De geluidsopnamen van consulten werden ook besproken met de zorgverleners. Iets wat artsen volgens Van Veenendaal als erg leerzaam ervoeren. “Zo was er een chirurg die de neiging had om erg sturend te zijn. Toen hij met zijn eigen citaten werd geconfronteerd, kon hij zijn eigen woorden eerst niet geloven en het was voor de arts echt een eyeopener.”

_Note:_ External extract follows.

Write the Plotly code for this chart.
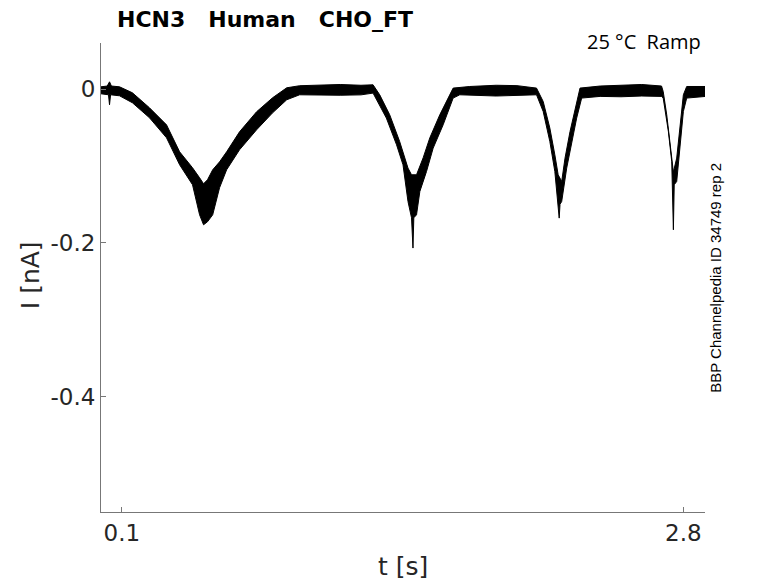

Dat verkrijgen van inzicht in je eigen blinde vlek is een voorwaarde om te kunnen leren. Veel zorgverleners zijn onbewust onbekwaam. Verder bleek dat artsen het moeilijk vinden om de optie van niet behandelen bespreekbaar te maken, terwijl patiënten dit vaak ook willen weten. Dit werd daarom ook geoefend met de acteurs om de optie ter sprake te kunnen brengen.
Werkdruk
Zorgverleners vreesden dat samen beslissen hun meer tijd zou kosten, terwijl de werkdruk in de zorg toch al hoog ligt. Toch blijkt uit het onderzoek van Van Veenendaal zelf en uit een systematic review die hij uitvoerde, dat er geen significant verschil was in consultduur. “Samen beslissen hoeft dus niet meer tijd te kosten. Wel moeten zorgverleners dit nu vaak nog tegen de stroom in doen, want het systeem werkt niet mee. Ik zou het mooi vinden als clinici de leiding nemen in het implementeren van samen beslissen door dit de kern van hun vak te maken. Clinici worden gelukkiger en de gezondheidszorg wordt niet alleen minder complex, maar ook minder gebaseerd op wantrouwen.”